— Begin —
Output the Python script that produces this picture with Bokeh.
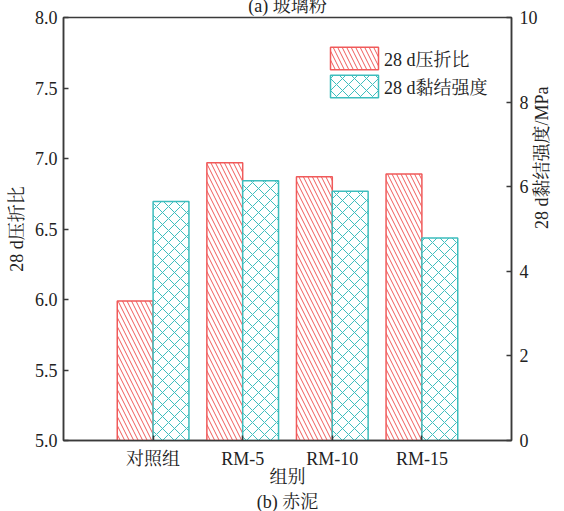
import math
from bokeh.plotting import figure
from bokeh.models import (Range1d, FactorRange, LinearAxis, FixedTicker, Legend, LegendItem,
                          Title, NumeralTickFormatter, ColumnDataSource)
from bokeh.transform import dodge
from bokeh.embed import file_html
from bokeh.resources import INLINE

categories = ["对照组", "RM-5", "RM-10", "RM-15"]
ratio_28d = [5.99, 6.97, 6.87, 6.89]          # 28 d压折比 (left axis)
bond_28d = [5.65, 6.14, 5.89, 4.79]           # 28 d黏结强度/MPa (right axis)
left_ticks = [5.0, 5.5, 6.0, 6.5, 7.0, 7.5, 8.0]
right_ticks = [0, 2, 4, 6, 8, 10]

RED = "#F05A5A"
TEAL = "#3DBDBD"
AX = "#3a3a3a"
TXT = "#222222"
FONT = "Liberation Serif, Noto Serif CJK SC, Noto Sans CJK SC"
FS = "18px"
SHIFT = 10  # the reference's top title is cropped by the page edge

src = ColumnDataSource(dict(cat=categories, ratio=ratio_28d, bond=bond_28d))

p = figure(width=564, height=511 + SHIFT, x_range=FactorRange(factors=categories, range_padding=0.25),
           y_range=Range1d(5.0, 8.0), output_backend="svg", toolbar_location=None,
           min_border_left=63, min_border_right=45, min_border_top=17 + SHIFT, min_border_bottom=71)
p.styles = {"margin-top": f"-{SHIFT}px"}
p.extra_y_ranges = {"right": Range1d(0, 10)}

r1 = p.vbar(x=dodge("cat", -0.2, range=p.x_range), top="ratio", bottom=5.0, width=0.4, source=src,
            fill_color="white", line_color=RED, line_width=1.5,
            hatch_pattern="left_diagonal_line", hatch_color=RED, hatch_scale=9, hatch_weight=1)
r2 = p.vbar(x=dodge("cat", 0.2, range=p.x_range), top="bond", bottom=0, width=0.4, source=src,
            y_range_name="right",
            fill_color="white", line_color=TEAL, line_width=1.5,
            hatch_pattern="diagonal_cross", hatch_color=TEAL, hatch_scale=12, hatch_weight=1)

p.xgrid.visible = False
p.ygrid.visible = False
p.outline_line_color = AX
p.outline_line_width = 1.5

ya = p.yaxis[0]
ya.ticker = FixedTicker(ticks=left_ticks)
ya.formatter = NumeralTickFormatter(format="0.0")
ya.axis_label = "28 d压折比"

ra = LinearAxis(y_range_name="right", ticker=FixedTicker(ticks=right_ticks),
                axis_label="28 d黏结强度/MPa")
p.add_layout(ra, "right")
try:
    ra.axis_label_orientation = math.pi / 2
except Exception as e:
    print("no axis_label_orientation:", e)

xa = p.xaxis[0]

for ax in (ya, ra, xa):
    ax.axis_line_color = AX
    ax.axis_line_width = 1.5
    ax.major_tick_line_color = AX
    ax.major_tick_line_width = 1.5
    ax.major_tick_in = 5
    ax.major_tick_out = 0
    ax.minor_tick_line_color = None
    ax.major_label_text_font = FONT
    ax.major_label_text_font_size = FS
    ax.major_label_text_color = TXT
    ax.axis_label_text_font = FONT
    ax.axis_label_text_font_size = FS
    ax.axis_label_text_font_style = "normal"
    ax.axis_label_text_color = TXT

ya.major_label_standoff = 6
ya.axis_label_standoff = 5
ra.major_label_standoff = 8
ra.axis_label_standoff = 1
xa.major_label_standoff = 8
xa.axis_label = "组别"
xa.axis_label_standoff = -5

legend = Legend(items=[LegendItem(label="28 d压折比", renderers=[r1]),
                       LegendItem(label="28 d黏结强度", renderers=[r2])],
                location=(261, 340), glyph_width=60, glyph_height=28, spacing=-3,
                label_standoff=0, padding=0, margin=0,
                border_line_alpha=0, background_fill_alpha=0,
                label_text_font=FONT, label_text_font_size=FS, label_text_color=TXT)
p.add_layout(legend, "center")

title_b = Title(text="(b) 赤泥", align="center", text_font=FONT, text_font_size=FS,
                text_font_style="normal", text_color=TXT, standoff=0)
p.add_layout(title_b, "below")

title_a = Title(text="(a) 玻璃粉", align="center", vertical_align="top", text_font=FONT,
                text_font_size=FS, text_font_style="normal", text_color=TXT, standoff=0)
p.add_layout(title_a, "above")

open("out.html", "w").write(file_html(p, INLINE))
— End —
Write out the lines from the start of the material to the line with "from bokeh.resources import INLINE", inclusive and exactly. Skip the pictures.

# RESPONSE TO THIS EXERCISE:
Output the Python script that produces this picture with Bokeh.
import math
from bokeh.plotting import figure
from bokeh.models import (Range1d, FactorRange, LinearAxis, FixedTicker, Legend, LegendItem,
                          Title, NumeralTickFormatter, ColumnDataSource)
from bokeh.transform import dodge
from bokeh.embed import file_html
from bokeh.resources import INLINE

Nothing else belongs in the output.